**Written problem:** Only the lines from the start of the data through the line with "0.53,0.55,0.53,0.53,0.57,0.60,0.55,0.52,0.58];" belong in the copy. Restate them word for word, minus the pictures.
:: Dataset content ::
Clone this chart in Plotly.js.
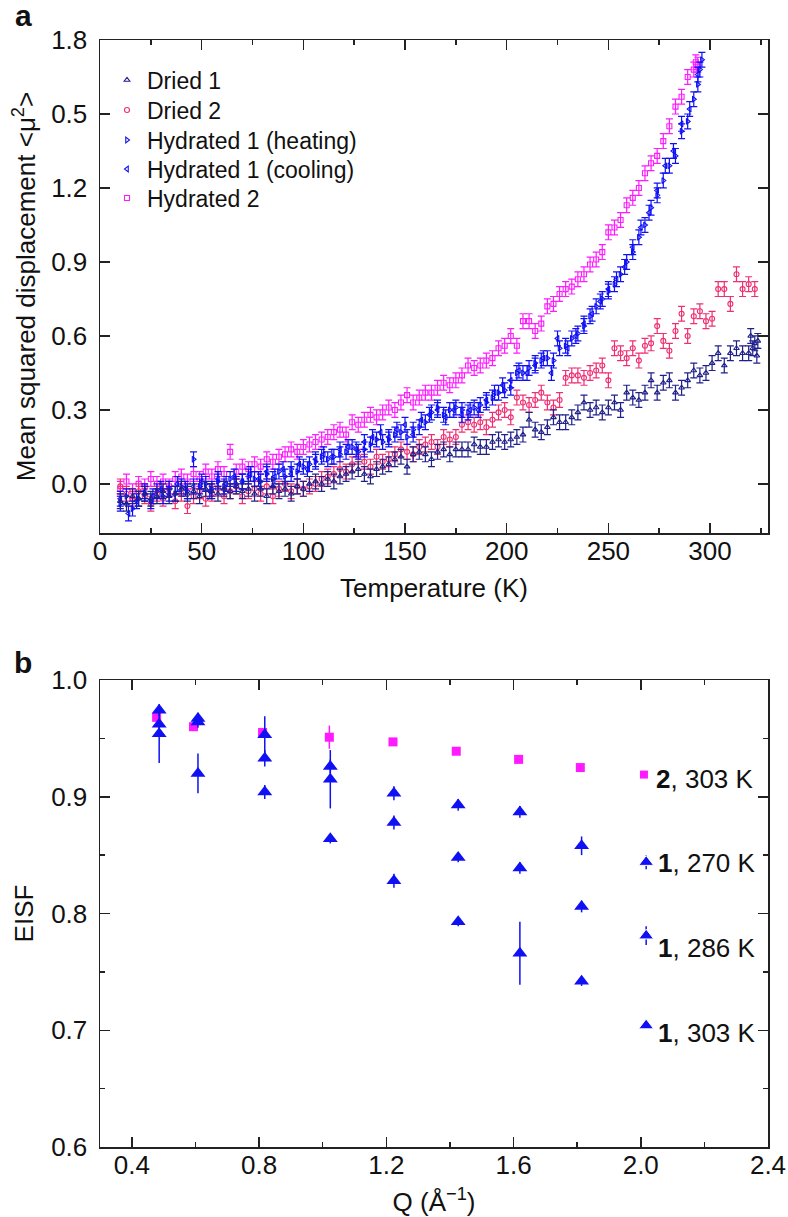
<!DOCTYPE html>
<html>
<head>
<meta charset="utf-8">
<script src="https://cdn.plot.ly/plotly-3.0.1.min.js"></script>
<style>
  html, body { margin: 0; padding: 0; background: #fff; }
  #chart { width: 788px; height: 1217px; }
</style>
</head>
<body>
<div id="chart"></div>
<script>
// ---- panel a: mean squared displacement vs temperature ----
const tempDried1 = [10,13,16,19,22,25,28,31,34,37,40,43,46,49,52,55,58,61,64,67,70,73,76,79,82,85,88,91,94,97,
  100,103,106,109,112,115,118,121,124,127,130,133,136,139,142,145,148,151,154,157,160,163,166,169,172,175,178,181,184,187,
  190,193,196,199,202,205,208,211,214,217,220,223,226,229,232,235,238,241,244,247,250,253,256,259,262,265,268,271,274,277,
  280,283,286,289,292,295,298,301,304,307,310,313,316,319,322,320,321,323,323.5];
const msdDried1 = [-0.07,-0.08,-0.05,-0.06,-0.04,-0.06,-0.05,-0.03,-0.05,-0.04,-0.02,-0.04,-0.03,-0.05,-0.02,-0.03,-0.04,-0.02,-0.03,-0.01,
  -0.03,-0.02,-0.04,-0.02,-0.05,-0.01,-0.03,-0.02,-0.04,-0.01,-0.02,0.00,0.01,0.00,0.02,0.01,0.03,0.04,0.05,0.06,
  0.04,0.03,0.06,0.07,0.08,0.10,0.11,0.07,0.12,0.13,0.12,0.10,0.13,0.14,0.12,0.14,0.14,0.14,0.16,0.15,
  0.15,0.17,0.18,0.17,0.18,0.19,0.20,0.26,0.22,0.21,0.23,0.27,0.25,0.25,0.27,0.29,0.33,0.30,0.31,0.29,
  0.31,0.33,0.30,0.37,0.35,0.34,0.37,0.42,0.37,0.41,0.42,0.37,0.39,0.42,0.46,0.44,0.45,0.49,0.53,0.48,
  0.53,0.55,0.53,0.53,0.57,0.60,0.55,0.52,0.58];

const tempDried2 = [10,13,16,19,22,25,28,31,34,37,40,43,46,49,52,55,58,61,64,67,70,73,76,79,82,85,88,91,94,97,
  100,103,106,109,112,115,118,121,124,127,130,133,136,139,142,145,148,151,154,157,160,163,166,169,172,175,178,181,184,187,
  190,193,196,199,202,205,208,211,214,217,220,223,226,229,232,235,238,241,244,247,250,253,256,259,262,265,268,271,274,277,
  280,283,286,289,292,295,298,301,304,307,310,313,316,319,322];
const msdDried2 = [-0.01,-0.04,-0.06,-0.03,-0.05,-0.08,-0.04,-0.06,-0.02,-0.07,-0.04,-0.09,-0.05,-0.03,-0.06,-0.04,-0.02,-0.05,-0.03,-0.01,
  -0.05,-0.03,-0.02,-0.04,-0.01,-0.05,-0.02,0.00,-0.03,-0.01,-0.02,-0.01,0.00,0.02,0.03,0.04,0.06,0.05,0.08,0.11,
  0.09,0.07,0.11,0.09,0.10,0.12,0.14,0.13,0.12,0.15,0.16,0.17,0.15,0.19,0.18,0.19,0.24,0.25,0.24,0.25,
  0.23,0.26,0.29,0.30,0.27,0.35,0.33,0.32,0.34,0.37,0.33,0.31,0.34,0.43,0.44,0.44,0.43,0.45,0.46,0.48,
  0.42,0.55,0.53,0.51,0.55,0.50,0.56,0.57,0.64,0.58,0.54,0.62,0.69,0.60,0.68,0.70,0.66,0.67,0.79,0.79,
  0.73,0.85,0.79,0.81,0.79];

const tempHeating = [10,13,16,19,22,25,28,31,34,37,40,43,46,49,52,55,58,61,64,67,70,73,76,79,82,85,88,91,94,97,
  100,103,106,109,112,115,118,121,124,127,130,133,136,139,142,145,148,151,154,157,160,163,166,169,172,175,178,181,184,187,
  190,193,196,199,202,205,208,211,214,217,220,223,226,229,232,235,238,241,244,247,250,253,256,259,262,265,268,271,274,277,
  280,283,286,289,292,294,295,296];
const msdHeating = [-0.08,-0.05,-0.10,-0.06,-0.04,-0.07,-0.03,-0.05,-0.02,-0.04,-0.01,-0.03,0.10,-0.01,0.00,-0.02,0.01,-0.01,0.02,0.00,
  0.01,0.03,0.02,0.01,0.04,0.02,0.05,0.03,0.06,0.05,0.07,0.08,0.09,0.11,0.10,0.11,0.12,0.13,0.15,0.13,
  0.14,0.16,0.18,0.17,0.18,0.20,0.21,0.19,0.22,0.23,0.25,0.29,0.31,0.28,0.30,0.31,0.30,0.29,0.31,0.32,
  0.33,0.35,0.37,0.38,0.39,0.45,0.45,0.47,0.49,0.50,0.51,0.50,0.55,0.56,0.59,0.61,0.64,0.68,0.72,0.75,
  0.78,0.81,0.85,0.90,0.94,1.00,1.05,1.12,1.17,1.23,1.29,1.33,1.43,1.47,1.56,1.62,1.68,1.72];

const tempCooling = [10,14,18,22,26,30,34,38,42,46,50,54,58,62,66,70,74,78,82,86,90,94,98,102,106,110,114,118,122,126,
  130,134,138,142,146,150,154,158,162,166,170,174,178,182,186,190,194,198,202,206,210,214,218,222,225,230,234,238,242,246,
  250,254,258,262,266,270,274,278,282,286,290,294];
const msdCooling = [-0.06,-0.12,-0.07,-0.03,-0.05,-0.02,-0.04,0.00,-0.02,-0.01,0.01,-0.03,0.02,0.00,0.03,0.01,0.04,0.02,0.05,0.03,
  0.06,0.04,0.08,0.06,0.10,0.12,0.11,0.14,0.15,0.14,0.17,0.19,0.21,0.19,0.22,0.24,0.20,0.26,0.28,0.30,
  0.27,0.30,0.28,0.30,0.30,0.34,0.37,0.40,0.42,0.46,0.45,0.48,0.51,0.45,0.59,0.55,0.60,0.65,0.69,0.74,
  0.79,0.83,0.88,0.96,1.04,1.10,1.19,1.29,1.35,1.46,1.52,1.66];

const tempHydrated2 = [10,13,16,19,22,25,28,31,34,37,40,43,46,49,52,55,58,61,64,67,70,73,76,79,82,85,88,91,94,97,
  100,103,106,109,112,115,118,121,124,127,130,133,136,139,142,145,148,151,154,157,160,163,166,169,172,175,178,181,184,187,
  190,193,196,199,202,205,208,211,214,217,220,223,226,229,232,235,238,241,244,247,250,253,256,259,262,265,268,271,274,277,
  280,283,286,289,292,293,294];
const msdHydrated2 = [-0.02,0.01,-0.03,0.00,-0.01,0.02,0.00,0.01,-0.01,0.02,0.03,0.01,0.04,0.02,0.05,0.03,0.06,0.04,0.13,0.05,
  0.07,0.06,0.08,0.07,0.10,0.09,0.11,0.12,0.14,0.13,0.15,0.16,0.17,0.18,0.19,0.21,0.22,0.20,0.25,0.24,
  0.26,0.28,0.27,0.29,0.31,0.30,0.33,0.36,0.33,0.35,0.37,0.37,0.39,0.41,0.40,0.42,0.44,0.48,0.47,0.48,
  0.50,0.51,0.55,0.56,0.60,0.56,0.66,0.66,0.62,0.65,0.72,0.73,0.77,0.79,0.80,0.83,0.85,0.89,0.91,0.94,
  1.02,1.04,1.07,1.13,1.16,1.20,1.26,1.30,1.33,1.39,1.45,1.53,1.57,1.65,1.68,1.71,1.70];

const msdTickVals = [0, 0.3, 0.6, 0.9, 1.2, 1.5, 1.8];
const msdTickText = ['0.0', '0.3', '0.6', '0.9', '1.2', '0.5', '1.8'];

// ---- panel b: EISF vs Q ----
const qSquares = [0.478, 0.594, 0.811, 1.021, 1.221, 1.42, 1.616, 1.81];
const eisf2_303 = [0.968, 0.960, 0.955, 0.951, 0.947, 0.939, 0.932, 0.925];
const err2_303 = [0.003, 0.003, 0.004, 0.010, 0.003, 0.003, 0.003, 0.003];

const qTriangles = [0.486, 0.608, 0.818, 1.024, 1.224, 1.426, 1.62, 1.814];
const eisf1_270 = [0.974, 0.967, 0.953, 0.926, 0.903, 0.893, 0.887, 0.858];
const err1_270 = [0.005, 0.005, 0.016, 0.006, 0.006, 0.005, 0.005, 0.008];
const eisf1_286 = [0.962, 0.964, 0.933, 0.915, 0.878, 0.848, 0.839, 0.806];
const err1_286 = [0.005, 0.005, 0.007, 0.025, 0.006, 0.004, 0.005, 0.005];
const eisf1_303 = [0.954, 0.920, 0.904, 0.864, 0.828, 0.793, 0.766, 0.742];
const err1_303 = [0.025, 0.017, 0.006, 0.004, 0.006, 0.004, 0.027, 0.004];

const keyQ = [2.01, 2.017, 2.017, 2.017];
const keyEisf = [0.919, 0.844, 0.781, 0.704];
const keyErr = [0, 0.006, 0.008, 0];
const keyLabels = ['<b>2</b>, 303 K', '<b>1</b>, 270 K', '<b>1</b>, 286 K', '<b>1</b>, 303 K'];

const font = 'Liberation Sans, Arial, Helvetica, sans-serif';
const ink = '#222';
const navy = '#20208a';
const crimson = '#ee2f72';
const blue = '#1010f5';
const magenta = '#ff1aff';

// one small legend per series so the rows sit where the reference puts them
const legendRowsPx = [80, 110, 140, 169, 198];
const labelShiftPx = [-4, -1, -12, -7];

function msdTrace(x, y, name, symbol, color, legendId) {
    return {
        x: x, y: y, name: name, legend: legendId,
        type: 'scatter', mode: 'markers',
        xaxis: 'x', yaxis: 'y',
        marker: { symbol: symbol, size: 5, color: color, line: { color: color, width: 1.1 } },
        error_y: { type: 'constant', value: 0.03, color: color, thickness: 1.2, width: 3.5 }
    };
}

const traces = [
    msdTrace(tempHydrated2, msdHydrated2, 'Hydrated 2', 'square-open', magenta, 'legend5'),
    msdTrace(tempDried2, msdDried2, 'Dried 2', 'circle-open', crimson, 'legend2'),
    msdTrace(tempCooling, msdCooling, 'Hydrated 1 (cooling)', 'triangle-left-open', blue, 'legend4'),
    msdTrace(tempHeating, msdHeating, 'Hydrated 1 (heating)', 'triangle-right-open', blue, 'legend3'),
    msdTrace(tempDried1, msdDried1, 'Dried 1', 'triangle-up-open', navy, 'legend')
];

// panel b
traces.push({
    x: qSquares, y: eisf2_303, type: 'scatter', mode: 'markers', xaxis: 'x2', yaxis: 'y2', showlegend: false,
    marker: { symbol: 'square', size: 9, color: magenta },
    error_y: { type: 'data', array: err2_303, color: magenta, thickness: 1.5, width: 0 }
});
[[eisf1_270, err1_270], [eisf1_286, err1_286], [eisf1_303, err1_303]].forEach(([y, e]) => {
    traces.push({
        x: qTriangles, y: y, type: 'scatter', mode: 'markers', xaxis: 'x2', yaxis: 'y2', showlegend: false,
        marker: { symbol: 'triangle-up', size: 13, color: blue },
        error_y: { type: 'data', array: e, color: blue, thickness: 1.5, width: 0 }
    });
});
traces.push({
    x: keyQ, y: keyEisf, type: 'scatter', mode: 'markers', xaxis: 'x2', yaxis: 'y2', showlegend: false,
    marker: { symbol: ['square', 'triangle-up', 'triangle-up', 'triangle-up'], size: [9, 13, 13, 13],
              color: [magenta, blue, blue, blue], opacity: 1 },
    error_y: { type: 'data', array: keyErr, color: blue, thickness: 1.5, width: 0 }
});

const axisBase = {
    showline: true, linecolor: ink, linewidth: 1.5, mirror: 'ticks',
    ticks: 'inside', ticklen: 10, tickwidth: 1.5, tickcolor: ink,
    showgrid: false, zeroline: false, ticklabelstandoff: 6,
    tickfont: { family: font, size: 26, color: '#111' }
};

const domainX = [100 / 788, 768 / 788];

const keyAnnotations = keyLabels.map((t, i) => ({
    xref: 'x2', yref: 'y2', x: keyQ[i], y: keyEisf[i], text: t, showarrow: false,
    xanchor: 'left', yanchor: 'middle', xshift: 10, yshift: labelShiftPx[i],
    font: { family: font, size: 26, color: '#111' }
}));

const legendBase = {
    x: 107 / 788, xanchor: 'left', yanchor: 'middle',
    bgcolor: 'rgba(0,0,0,0)', font: { family: font, size: 23, color: '#111' }
};

const layout = {
    width: 788, height: 1217,
    margin: { t: 0, r: 0, b: 0, l: 0 },
    paper_bgcolor: '#fff', plot_bgcolor: '#fff',
    font: { family: font, color: '#111' },
    showlegend: true,
    legend: { ...legendBase, y: 1 - legendRowsPx[0] / 1217 },
    legend2: { ...legendBase, y: 1 - legendRowsPx[1] / 1217 },
    legend3: { ...legendBase, y: 1 - legendRowsPx[2] / 1217 },
    legend4: { ...legendBase, y: 1 - legendRowsPx[3] / 1217 },
    legend5: { ...legendBase, y: 1 - legendRowsPx[4] / 1217 },
    xaxis: {
        ...axisBase, domain: domainX, anchor: 'y', range: [0, 328.5], ticklabelstandoff: -6,
        tickvals: [0, 50, 100, 150, 200, 250, 300],
        minor: { dtick: 25, tick0: 0, ticks: 'inside', ticklen: 5, tickwidth: 1.5, tickcolor: ink },
        title: { text: 'Temperature (K)', font: { family: font, size: 26 }, standoff: 14 }
    },
    yaxis: {
        ...axisBase, domain: [1 - 533 / 1217, 1 - 40 / 1217], anchor: 'x', range: [-0.199, 1.8],
        tickvals: msdTickVals, ticktext: msdTickText,
        title: { text: 'Mean squared displacement &lt;μ<sup>2</sup>&gt;', font: { family: font, size: 26 }, standoff: 8 }
    },
    xaxis2: {
        ...axisBase, domain: domainX, anchor: 'y2', range: [0.3, 2.4], ticklabelstandoff: -6,
        tickvals: [0.4, 0.8, 1.2, 1.6, 2.0, 2.4], ticktext: ['0.4', '0.8', '1.2', '1.6', '2.0', '2.4'],
        minor: { dtick: 0.2, tick0: 0, ticks: 'inside', ticklen: 5, tickwidth: 1.5, tickcolor: ink },
        title: { text: 'Q (Å<sup>−1</sup>)', font: { family: font, size: 26 }, standoff: 20 }
    },
    yaxis2: {
        ...axisBase, domain: [1 - 1147 / 1217, 1 - 680 / 1217], anchor: 'x2', range: [0.6, 1.0],
        tickvals: [0.6, 0.7, 0.8, 0.9, 1.0], ticktext: ['0.6', '0.7', '0.8', '0.9', '1.0'],
        minor: { dtick: 0.05, tick0: 0, ticks: 'inside', ticklen: 5, tickwidth: 1.5, tickcolor: ink },
        title: { text: 'EISF', font: { family: font, size: 26 }, standoff: 10 }
    },
    annotations: [
        { xref: 'paper', yref: 'paper', x: 23 / 788, y: 1 - 16 / 1217, text: '<b>a</b>', showarrow: false,
          xanchor: 'center', yanchor: 'middle', font: { family: font, size: 30, color: '#111' } },
        { xref: 'paper', yref: 'paper', x: 23 / 788, y: 1 - 662 / 1217, text: '<b>b</b>', showarrow: false,
          xanchor: 'center', yanchor: 'middle', font: { family: font, size: 30, color: '#111' } },
        ...keyAnnotations
    ]
};

Plotly.newPlot('chart', traces, layout, { displayModeBar: false, staticPlot: true });
</script>
</body>
</html>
:::
**Response:**
Clone this chart in Plotly.js.
<!DOCTYPE html>
<html>
<head>
<meta charset="utf-8">
<script src="https://cdn.plot.ly/plotly-3.0.1.min.js"></script>
<style>
  html, body { margin: 0; padding: 0; background: #fff; }
  #chart { width: 788px; height: 1217px; }
</style>
</head>
<body>
<div id="chart"></div>
<script>
// ---- panel a: mean squared displacement vs temperature ----
const tempDried1 = [10,13,16,19,22,25,28,31,34,37,40,43,46,49,52,55,58,61,64,67,70,73,76,79,82,85,88,91,94,97,
  100,103,106,109,112,115,118,121,124,127,130,133,136,139,142,145,148,151,154,157,160,163,166,169,172,175,178,181,184,187,
  190,193,196,199,202,205,208,211,214,217,220,223,226,229,232,235,238,241,244,247,250,253,256,259,262,265,268,271,274,277,
  280,283,286,289,292,295,298,301,304,307,310,313,316,319,322,320,321,323,323.5];
const msdDried1 = [-0.07,-0.08,-0.05,-0.06,-0.04,-0.06,-0.05,-0.03,-0.05,-0.04,-0.02,-0.04,-0.03,-0.05,-0.02,-0.03,-0.04,-0.02,-0.03,-0.01,
  -0.03,-0.02,-0.04,-0.02,-0.05,-0.01,-0.03,-0.02,-0.04,-0.01,-0.02,0.00,0.01,0.00,0.02,0.01,0.03,0.04,0.05,0.06,
  0.04,0.03,0.06,0.07,0.08,0.10,0.11,0.07,0.12,0.13,0.12,0.10,0.13,0.14,0.12,0.14,0.14,0.14,0.16,0.15,
  0.15,0.17,0.18,0.17,0.18,0.19,0.20,0.26,0.22,0.21,0.23,0.27,0.25,0.25,0.27,0.29,0.33,0.30,0.31,0.29,
  0.31,0.33,0.30,0.37,0.35,0.34,0.37,0.42,0.37,0.41,0.42,0.37,0.39,0.42,0.46,0.44,0.45,0.49,0.53,0.48,
  0.53,0.55,0.53,0.53,0.57,0.60,0.55,0.52,0.58];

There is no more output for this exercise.